‘Iceman’ (2018): “Payback in the Palaeolithic”
As a child of the ‘90s, it’s great to see the media icons of my youth returning to the spotlight. After comebacks from Jeff Goldblum and Janet Jackson, it’s Ötzi the Iceman’s turn. His hollow eyes and emaciated frame were inescapable in 1991, when his five-thousand-year-old corpse was found in an Alpine glacier, and Iceman, now released on DVD by Bulldog Films, is testament to his lasting celebrity. Like Goldblum and Jackson, he’s lost none of his sex appeal. After a brief prologue showing Ötzi on the mountain where his body would be discovered, we flash back to him having cowgirl-style sex with his wife – a rebuke, perhaps, to Jean-Jacques Annaud’s Quest for Fire, which infamously posited that modern man began to evolve when we decided to have missionary position relations.
It’s easy – too easy – to make fun of caveman films. The sight of modern actors in furs grunting at each other is the sort of thing that usually only plays well in comedies – and sure enough, the first caveman film to be influenced by Ötzi’s discovery was Encino Man, which forced its unfortunate unfrozen protagonist to suffer Pauly Shore. Director Felix Randau is going for something different with Iceman. Taking his cue from the discovery of deliberately inflicted wounds on Ötzi’s corpse, he fashions a terse, serious-minded revenge thriller that has been aptly compared to The Revenant.
Certainly, you can’t fault the effort. Iceman’s spoken dialogue is entirely in the now-extinct Rhaetian tongue, which it plays unsubtitled, arguing in an opening caption that the movie was designed to be understood purely visually. It manages this surprisingly effortlessly. There’s never a point where the narrative is confusing, and you might even pick up a phrase or two. Your reviewer freely admits to having no idea what “tineka” means, but then he has no idea what the literal meaning of MacGuffin is either, and in the context of Iceman the two words mean the same thing. What, exactly, the tineka is and why it is so valuable is revealed towards the end in a strange, haunting moment, one which gestures at one of the great questions of human mental evolution: at what point did we realise we were individuals?
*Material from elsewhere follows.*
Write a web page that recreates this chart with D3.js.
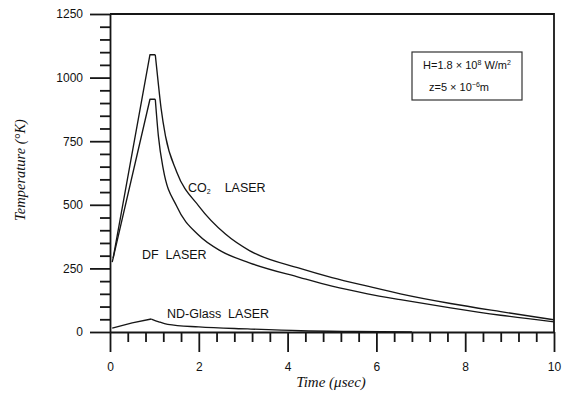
<!DOCTYPE html>
<html>
<head>
<meta charset="utf-8">
<script src="https://cdn.jsdelivr.net/npm/d3@7"></script>
<style>
  body { margin: 0; background: #fff; }
  svg text { fill: #111; }
</style>
</head>
<body>
<svg id="chart" width="566" height="397"></svg>
<script>
"use strict";

// time in microseconds, temperature in K
const co2Time = [0.07, 0.9, 1.02, 1.08, 1.15, 1.25, 1.5, 2.0, 2.6, 3.14, 4.28, 5.0, 5.8, 6.54, 7.67, 8.8, 10];
const co2Temp = [290, 1090, 1090, 990, 880, 770, 630, 495, 385, 320, 250, 214, 180, 150, 112, 80, 48];

const dfTime = [0.05, 0.9, 1.02, 1.09, 1.2, 1.5, 2.0, 2.5, 3.14, 4.28, 5.0, 5.8, 6.54, 7.67, 8.8, 10];
const dfTemp = [275, 915, 915, 770, 640, 495, 380, 318, 272, 214, 180, 150, 127, 95, 66, 40];

const ndTime = [0.05, 0.5, 0.93, 1.1, 1.3, 2.0, 3.1, 4.3, 5.5, 6.8];
const ndTemp = [15, 36, 51, 40, 30, 20, 12, 5, 2, 0];

// index where the straight rise ends and the decay starts
const co2Peak = 2, dfPeak = 2, ndPeak = 2;

const xMajor = [0, 2, 4, 6, 8, 10];
const yMajor = [0, 250, 500, 750, 1000, 1250];

const svg = d3.select("#chart");
const plot = {l: 110, r: 554, t: 14, b: 332};

const x = d3.scaleLinear().domain([0, 10]).range([plot.l, plot.r]);
const y = d3.scaleLinear().domain([0, 1250]).range([plot.b, plot.t]);

const ink = "#161616";
const sans = "Liberation Sans, Arial, sans-serif";
const serif = "Liberation Serif, Times New Roman, serif";

// frame (top and right)
svg.append("path")
  .attr("d", `M${plot.l},${plot.t}H${plot.r}V${plot.b}`)
  .attr("fill", "none").attr("stroke", ink).attr("stroke-width", 1.8);

// y axis: minor ticks every 50, major every 250
const yMinor = d3.range(0, 1251, 50).filter(v => v % 250 !== 0);
svg.append("g").attr("transform", `translate(${plot.l},0)`)
  .call(d3.axisLeft(y).tickValues(yMinor).tickSize(10).tickFormat(""))
  .call(g => g.select(".domain").remove())
  .selectAll("line").attr("stroke", ink).attr("stroke-width", 1.8);

const yAx = svg.append("g").attr("transform", `translate(${plot.l},0)`)
  .call(d3.axisLeft(y).tickValues(yMajor).tickFormat(d3.format("d"))
    .tickSize(20).tickPadding(7).tickSizeOuter(0));
yAx.select(".domain").attr("stroke", ink).attr("stroke-width", 1.8);
yAx.selectAll("line").attr("stroke", ink).attr("stroke-width", 1.8);
yAx.selectAll("text").attr("font-family", sans).attr("font-size", 12).attr("fill", "#111");

// x axis: minor every 0.4, major every 2
const xMinor = d3.range(1, 25).map(i => i * 0.4).filter(v => Math.abs(v / 2 - Math.round(v / 2)) > 1e-6);
svg.append("g").attr("transform", `translate(0,${plot.b})`)
  .call(d3.axisBottom(x).tickValues(xMinor).tickSize(10).tickFormat(""))
  .call(g => g.select(".domain").remove())
  .selectAll("line").attr("stroke", ink).attr("stroke-width", 1.8);

const xAx = svg.append("g").attr("transform", `translate(0,${plot.b})`)
  .call(d3.axisBottom(x).tickValues(xMajor).tickFormat(d3.format("d"))
    .tickSize(20).tickPadding(10).tickSizeOuter(0));
xAx.select(".domain").attr("stroke", ink).attr("stroke-width", 1.8);
xAx.selectAll("line").attr("stroke", ink).attr("stroke-width", 1.8);
xAx.selectAll("text").attr("font-family", sans).attr("font-size", 12).attr("fill", "#111");

// curves: straight rise to the peak, smooth decay after it
const rise = d3.line().x(d => x(d[0])).y(d => y(d[1]));
const decay = d3.line().x(d => x(d[0])).y(d => y(d[1])).curve(d3.curveMonotoneX);
[[co2Time, co2Temp, co2Peak], [dfTime, dfTemp, dfPeak], [ndTime, ndTemp, ndPeak]].forEach(([ts, vs, pk]) => {
  const pts = d3.zip(ts, vs);
  const g = svg.append("g").attr("fill", "none").attr("stroke", ink)
    .attr("stroke-width", 1.35).attr("stroke-linejoin", "round");
  g.append("path").attr("d", rise(pts.slice(0, pk + 1)));
  g.append("path").attr("d", decay(pts.slice(pk)));
});

// curve labels
const co2Lbl = svg.append("text").attr("x", 188).attr("y", 192)
  .attr("font-family", sans).attr("font-size", 12.5);
co2Lbl.append("tspan").text("CO");
co2Lbl.append("tspan").text("2").attr("font-size", 7).attr("dy", 2);
co2Lbl.append("tspan").text("LASER").attr("dy", -2).attr("dx", 14);

svg.append("text").attr("x", 142).attr("y", 259)
  .attr("font-family", sans).attr("font-size", 12.5)
  .attr("xml:space", "preserve").text("DF  LASER");

svg.append("text").attr("x", 167).attr("y", 318)
  .attr("font-family", sans).attr("font-size", 12.5)
  .attr("xml:space", "preserve").text("ND-Glass  LASER");

// parameter box
svg.append("rect").attr("x", 412).attr("y", 52).attr("width", 110).attr("height", 48)
  .attr("fill", "none").attr("stroke", "#333").attr("stroke-width", 1.2);

const h = svg.append("text").attr("x", 467).attr("y", 69).attr("text-anchor", "middle")
  .attr("font-family", sans).attr("font-size", 11);
h.append("tspan").text("H=1.8 \u00d7 10");
h.append("tspan").text("8").attr("font-size", 7).attr("dy", -4);
h.append("tspan").text(" W/m").attr("dy", 4);
h.append("tspan").text("2").attr("font-size", 7).attr("dy", -4);

const z = svg.append("text").attr("x", 459).attr("y", 91).attr("text-anchor", "middle")
  .attr("font-family", sans).attr("font-size", 11);
z.append("tspan").text("z=5 \u00d7 10");
z.append("tspan").text("\u22126").attr("font-size", 7).attr("dy", -4);
z.append("tspan").text("m").attr("dy", 4);

// axis titles
svg.append("text").attr("x", 331).attr("y", 387).attr("text-anchor", "middle")
  .attr("font-family", serif).attr("font-style", "italic").attr("font-size", 15)
  .text("Time (\u03bcsec)");

svg.append("text").attr("transform", "translate(25,170) rotate(-90)")
  .attr("text-anchor", "middle")
  .attr("font-family", serif).attr("font-style", "italic").attr("font-size", 14.5)
  .text("Temperature (\u00b0K)");
</script>
</body>
</html>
If only this had been worked more into the narrative preceding it. Most of Iceman fits too neatly into that most individualistic, lone-wolf of genres, the revenge movie. Randau evokes the sparse, Spartan life of Ötzi – named “Kelab” in the credits, as “Ötzi” refers to his discovery on the Ötztal Alps – and his people very effectively, but the rival tribe we see clearly aren’t thinking of conserving resources when they burn the village down. They’re not thinking of breeding when they rape and murder Kelab’s wife. Nor is Kelab himself thinking purely about survival when he takes care of a baby left orphaned by the carnage. Such moments happen because they happen in action movies. Perhaps your average Charles Bronson or Liam Neeson actioner isn’t a great distance up the evolutionary ladder of cinema, but are their tropes really five thousand years old?
As Kelab climbs further into the Alps and towards the lonely death we know he suffered, the film finally slips the bonds of genre. Lead actor Jürgen Vogel crawls into teardrop-shaped lacunae in the ice, and scrambles up the side of glaciers with primitive tools. Oddly, Randau doesn’t include the familiar shots of the body – perhaps he felt too close to his lead character to linger on the grisly evidence of his death.
If so, it’s quite a testament to Vogel’s performance, which never slips into the silliness that even other ‘serious’ caveman films are prone to. In fact, all of the cast disappear seamlessly into their roles, even the names. Perhaps it’s understandable that fans of Goodnight Mommy might have trouble recognising its lead Susanne Wuest – but how can Franco Nero, one of the iconic faces of European cinema, be as undetectable as this? Whether this commitment is leavened or betrayed by the action-movie clichés of Iceman’s plot will be a matter for the individual viewer to decide. Even the most critical viewer, however, will have to admit that its sincerity and its commitment to accuracy lands it a long way from Raquel Welch fighting stop-motion dinosaurs for Hammer Studios.